--- begin DATA LINES ---

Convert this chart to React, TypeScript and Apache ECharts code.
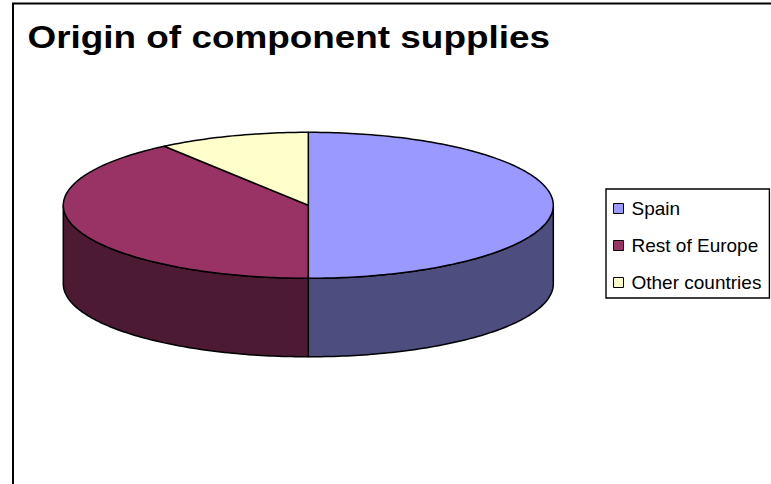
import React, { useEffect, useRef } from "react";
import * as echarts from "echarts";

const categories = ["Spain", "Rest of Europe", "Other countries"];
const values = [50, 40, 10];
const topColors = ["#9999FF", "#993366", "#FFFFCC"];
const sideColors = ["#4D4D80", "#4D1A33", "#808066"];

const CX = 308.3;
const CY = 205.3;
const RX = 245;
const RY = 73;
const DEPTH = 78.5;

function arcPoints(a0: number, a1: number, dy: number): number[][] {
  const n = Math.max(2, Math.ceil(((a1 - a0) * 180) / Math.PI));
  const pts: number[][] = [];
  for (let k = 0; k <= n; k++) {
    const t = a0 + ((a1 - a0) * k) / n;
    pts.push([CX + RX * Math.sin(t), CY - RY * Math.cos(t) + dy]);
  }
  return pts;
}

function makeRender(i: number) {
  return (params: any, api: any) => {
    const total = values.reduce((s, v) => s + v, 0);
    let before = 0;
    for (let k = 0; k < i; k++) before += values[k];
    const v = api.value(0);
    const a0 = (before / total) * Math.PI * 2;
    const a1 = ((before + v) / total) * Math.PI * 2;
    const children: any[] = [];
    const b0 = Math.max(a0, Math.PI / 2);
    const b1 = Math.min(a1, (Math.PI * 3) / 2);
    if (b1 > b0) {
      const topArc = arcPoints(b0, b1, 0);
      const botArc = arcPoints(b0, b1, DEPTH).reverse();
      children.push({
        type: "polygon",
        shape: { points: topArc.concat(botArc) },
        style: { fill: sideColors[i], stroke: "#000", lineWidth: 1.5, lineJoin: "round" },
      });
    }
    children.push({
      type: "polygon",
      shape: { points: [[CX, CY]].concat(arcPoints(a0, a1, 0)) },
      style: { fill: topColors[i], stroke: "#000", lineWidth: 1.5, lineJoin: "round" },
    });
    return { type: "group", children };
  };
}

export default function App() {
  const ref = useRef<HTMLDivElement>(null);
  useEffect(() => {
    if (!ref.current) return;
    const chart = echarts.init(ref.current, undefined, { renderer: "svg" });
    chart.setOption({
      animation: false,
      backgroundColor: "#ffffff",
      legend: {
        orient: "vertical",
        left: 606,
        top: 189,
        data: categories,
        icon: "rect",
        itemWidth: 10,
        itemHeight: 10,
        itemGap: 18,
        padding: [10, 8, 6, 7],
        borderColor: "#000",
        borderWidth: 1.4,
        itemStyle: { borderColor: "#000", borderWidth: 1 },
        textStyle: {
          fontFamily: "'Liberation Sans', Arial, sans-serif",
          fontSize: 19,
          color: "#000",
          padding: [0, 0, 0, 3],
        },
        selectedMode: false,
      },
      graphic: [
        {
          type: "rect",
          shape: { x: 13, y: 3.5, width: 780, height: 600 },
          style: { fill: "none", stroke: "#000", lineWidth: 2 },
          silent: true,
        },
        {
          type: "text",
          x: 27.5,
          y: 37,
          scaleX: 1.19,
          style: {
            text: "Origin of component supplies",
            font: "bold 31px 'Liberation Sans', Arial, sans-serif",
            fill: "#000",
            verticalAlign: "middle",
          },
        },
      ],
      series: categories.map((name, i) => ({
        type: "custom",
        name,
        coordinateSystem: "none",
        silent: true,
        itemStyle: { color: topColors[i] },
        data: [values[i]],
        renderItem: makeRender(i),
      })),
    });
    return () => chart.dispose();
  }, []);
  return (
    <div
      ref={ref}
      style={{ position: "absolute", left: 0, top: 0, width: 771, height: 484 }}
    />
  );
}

--- end DATA LINES ---

WORK TO DO. Give only the number of lines in the material above where the string "React" appears.

RESULT. 2